— Work to do —
Exactly as written, write out the lines below from the first to the one containing "const colors = ['#1f77b4', '#ff7f0e', '#2ca02c'];", inclusive. Pictures do not belong in the copy.

— Given data —
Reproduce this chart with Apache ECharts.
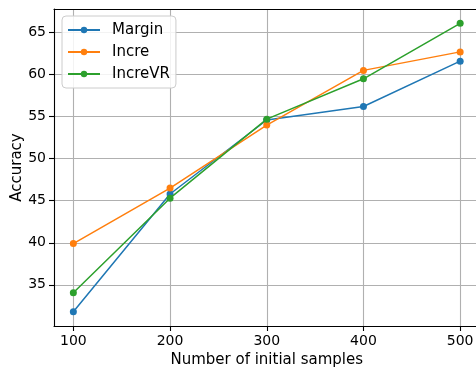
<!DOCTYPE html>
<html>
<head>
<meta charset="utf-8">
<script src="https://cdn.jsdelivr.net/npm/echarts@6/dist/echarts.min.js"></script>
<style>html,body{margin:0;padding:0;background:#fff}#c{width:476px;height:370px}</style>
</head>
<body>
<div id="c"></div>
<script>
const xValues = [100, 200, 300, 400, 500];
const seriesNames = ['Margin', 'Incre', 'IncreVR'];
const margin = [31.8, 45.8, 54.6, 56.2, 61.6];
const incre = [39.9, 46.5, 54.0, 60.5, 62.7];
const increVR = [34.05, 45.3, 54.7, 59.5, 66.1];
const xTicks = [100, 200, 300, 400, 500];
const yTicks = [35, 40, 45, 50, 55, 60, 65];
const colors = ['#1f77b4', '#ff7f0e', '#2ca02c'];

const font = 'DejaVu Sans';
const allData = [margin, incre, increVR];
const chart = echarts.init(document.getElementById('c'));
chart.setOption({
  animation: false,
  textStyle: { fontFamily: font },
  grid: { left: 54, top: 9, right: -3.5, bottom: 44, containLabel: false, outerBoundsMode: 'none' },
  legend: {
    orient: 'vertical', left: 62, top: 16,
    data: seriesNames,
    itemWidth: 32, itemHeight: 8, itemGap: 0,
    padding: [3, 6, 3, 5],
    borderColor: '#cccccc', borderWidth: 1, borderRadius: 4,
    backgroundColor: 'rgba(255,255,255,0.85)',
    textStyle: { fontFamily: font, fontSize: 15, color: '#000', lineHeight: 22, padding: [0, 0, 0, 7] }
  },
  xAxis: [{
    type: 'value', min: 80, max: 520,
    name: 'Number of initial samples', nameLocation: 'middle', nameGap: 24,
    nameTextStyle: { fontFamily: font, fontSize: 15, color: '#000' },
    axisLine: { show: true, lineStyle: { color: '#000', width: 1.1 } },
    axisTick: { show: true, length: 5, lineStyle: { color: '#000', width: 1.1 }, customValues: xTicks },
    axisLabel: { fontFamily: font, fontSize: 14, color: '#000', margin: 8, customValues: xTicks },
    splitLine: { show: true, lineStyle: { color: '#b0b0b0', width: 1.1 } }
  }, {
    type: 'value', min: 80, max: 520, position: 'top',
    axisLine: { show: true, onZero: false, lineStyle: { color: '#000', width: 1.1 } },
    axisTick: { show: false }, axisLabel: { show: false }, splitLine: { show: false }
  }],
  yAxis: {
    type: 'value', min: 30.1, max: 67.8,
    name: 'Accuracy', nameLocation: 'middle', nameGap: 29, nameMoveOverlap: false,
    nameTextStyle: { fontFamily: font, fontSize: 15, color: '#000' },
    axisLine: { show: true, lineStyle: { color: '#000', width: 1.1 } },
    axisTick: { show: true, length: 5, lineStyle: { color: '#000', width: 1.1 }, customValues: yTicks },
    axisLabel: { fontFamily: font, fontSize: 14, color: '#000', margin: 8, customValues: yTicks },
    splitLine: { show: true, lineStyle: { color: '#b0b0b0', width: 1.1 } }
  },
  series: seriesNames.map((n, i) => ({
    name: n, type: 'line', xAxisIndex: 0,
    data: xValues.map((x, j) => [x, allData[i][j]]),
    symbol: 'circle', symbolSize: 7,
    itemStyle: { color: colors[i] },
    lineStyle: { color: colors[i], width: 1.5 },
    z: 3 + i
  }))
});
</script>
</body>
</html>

— The answer —
Reproduce this chart with Apache ECharts.
<!DOCTYPE html>
<html>
<head>
<meta charset="utf-8">
<script src="https://cdn.jsdelivr.net/npm/echarts@6/dist/echarts.min.js"></script>
<style>html,body{margin:0;padding:0;background:#fff}#c{width:476px;height:370px}</style>
</head>
<body>
<div id="c"></div>
<script>
const xValues = [100, 200, 300, 400, 500];
const seriesNames = ['Margin', 'Incre', 'IncreVR'];
const margin = [31.8, 45.8, 54.6, 56.2, 61.6];
const incre = [39.9, 46.5, 54.0, 60.5, 62.7];
const increVR = [34.05, 45.3, 54.7, 59.5, 66.1];
const xTicks = [100, 200, 300, 400, 500];
const yTicks = [35, 40, 45, 50, 55, 60, 65];
const colors = ['#1f77b4', '#ff7f0e', '#2ca02c'];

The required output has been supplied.